─── DATA SEGMENT ───

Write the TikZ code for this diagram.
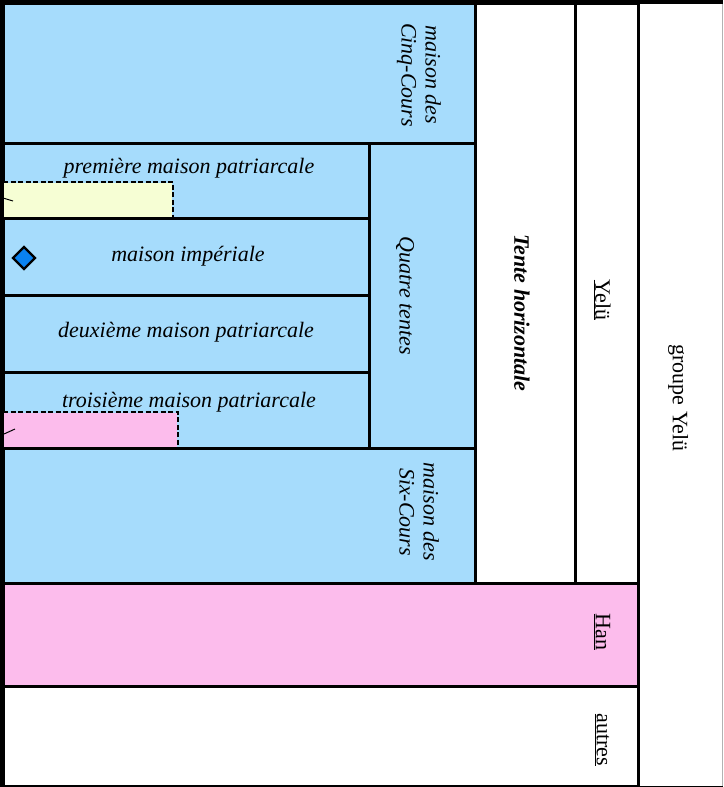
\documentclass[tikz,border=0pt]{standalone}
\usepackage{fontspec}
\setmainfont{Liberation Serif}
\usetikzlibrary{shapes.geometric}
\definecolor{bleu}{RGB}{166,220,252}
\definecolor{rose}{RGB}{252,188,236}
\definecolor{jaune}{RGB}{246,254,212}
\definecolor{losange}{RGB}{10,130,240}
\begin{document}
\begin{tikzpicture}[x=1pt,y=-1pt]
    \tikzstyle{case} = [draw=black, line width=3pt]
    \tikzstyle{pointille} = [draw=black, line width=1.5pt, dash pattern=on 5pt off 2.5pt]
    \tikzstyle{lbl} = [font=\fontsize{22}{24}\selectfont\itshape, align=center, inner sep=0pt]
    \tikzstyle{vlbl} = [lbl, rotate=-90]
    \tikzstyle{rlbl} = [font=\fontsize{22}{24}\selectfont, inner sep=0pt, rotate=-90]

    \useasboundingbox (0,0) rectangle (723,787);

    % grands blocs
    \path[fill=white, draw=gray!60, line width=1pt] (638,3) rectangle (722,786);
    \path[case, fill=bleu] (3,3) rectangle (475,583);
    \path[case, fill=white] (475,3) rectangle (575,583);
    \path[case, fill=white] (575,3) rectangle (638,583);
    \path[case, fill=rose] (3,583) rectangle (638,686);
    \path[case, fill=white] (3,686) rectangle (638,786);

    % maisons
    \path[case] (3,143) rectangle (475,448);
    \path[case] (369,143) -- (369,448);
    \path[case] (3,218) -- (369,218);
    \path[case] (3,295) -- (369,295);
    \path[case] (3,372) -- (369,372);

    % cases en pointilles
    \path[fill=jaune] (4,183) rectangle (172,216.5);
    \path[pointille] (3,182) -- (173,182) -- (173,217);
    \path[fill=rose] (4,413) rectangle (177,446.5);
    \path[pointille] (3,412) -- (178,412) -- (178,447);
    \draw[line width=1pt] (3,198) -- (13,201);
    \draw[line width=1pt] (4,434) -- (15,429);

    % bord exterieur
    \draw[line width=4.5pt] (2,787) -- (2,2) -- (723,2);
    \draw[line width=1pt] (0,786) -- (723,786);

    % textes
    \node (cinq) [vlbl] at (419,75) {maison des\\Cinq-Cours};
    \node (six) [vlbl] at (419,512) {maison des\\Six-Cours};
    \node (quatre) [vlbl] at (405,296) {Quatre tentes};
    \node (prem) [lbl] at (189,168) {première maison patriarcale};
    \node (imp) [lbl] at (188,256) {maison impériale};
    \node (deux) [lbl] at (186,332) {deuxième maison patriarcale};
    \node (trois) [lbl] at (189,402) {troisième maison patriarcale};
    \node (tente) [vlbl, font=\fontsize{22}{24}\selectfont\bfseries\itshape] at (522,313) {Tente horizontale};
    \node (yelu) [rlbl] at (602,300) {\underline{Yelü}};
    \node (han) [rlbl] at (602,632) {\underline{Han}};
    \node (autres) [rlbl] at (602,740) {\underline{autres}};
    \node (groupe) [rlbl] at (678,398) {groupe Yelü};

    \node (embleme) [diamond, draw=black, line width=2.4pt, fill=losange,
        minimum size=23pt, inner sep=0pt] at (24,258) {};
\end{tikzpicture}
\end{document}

───

_TASK DETAILS:_ Repeat the listing above exactly from its first line to the line containing "(0,786) -- (723,786);", both included, and omit the pictures.

_TASK RESPONSE:_
Write the TikZ code for this diagram.
\documentclass[tikz,border=0pt]{standalone}
\usepackage{fontspec}
\setmainfont{Liberation Serif}
\usetikzlibrary{shapes.geometric}
\definecolor{bleu}{RGB}{166,220,252}
\definecolor{rose}{RGB}{252,188,236}
\definecolor{jaune}{RGB}{246,254,212}
\definecolor{losange}{RGB}{10,130,240}
\begin{document}
\begin{tikzpicture}[x=1pt,y=-1pt]
    \tikzstyle{case} = [draw=black, line width=3pt]
    \tikzstyle{pointille} = [draw=black, line width=1.5pt, dash pattern=on 5pt off 2.5pt]
    \tikzstyle{lbl} = [font=\fontsize{22}{24}\selectfont\itshape, align=center, inner sep=0pt]
    \tikzstyle{vlbl} = [lbl, rotate=-90]
    \tikzstyle{rlbl} = [font=\fontsize{22}{24}\selectfont, inner sep=0pt, rotate=-90]

    \useasboundingbox (0,0) rectangle (723,787);

    % grands blocs
    \path[fill=white, draw=gray!60, line width=1pt] (638,3) rectangle (722,786);
    \path[case, fill=bleu] (3,3) rectangle (475,583);
    \path[case, fill=white] (475,3) rectangle (575,583);
    \path[case, fill=white] (575,3) rectangle (638,583);
    \path[case, fill=rose] (3,583) rectangle (638,686);
    \path[case, fill=white] (3,686) rectangle (638,786);

    % maisons
    \path[case] (3,143) rectangle (475,448);
    \path[case] (369,143) -- (369,448);
    \path[case] (3,218) -- (369,218);
    \path[case] (3,295) -- (369,295);
    \path[case] (3,372) -- (369,372);

    % cases en pointilles
    \path[fill=jaune] (4,183) rectangle (172,216.5);
    \path[pointille] (3,182) -- (173,182) -- (173,217);
    \path[fill=rose] (4,413) rectangle (177,446.5);
    \path[pointille] (3,412) -- (178,412) -- (178,447);
    \draw[line width=1pt] (3,198) -- (13,201);
    \draw[line width=1pt] (4,434) -- (15,429);

    % bord exterieur
    \draw[line width=4.5pt] (2,787) -- (2,2) -- (723,2);
    \draw[line width=1pt] (0,786) -- (723,786);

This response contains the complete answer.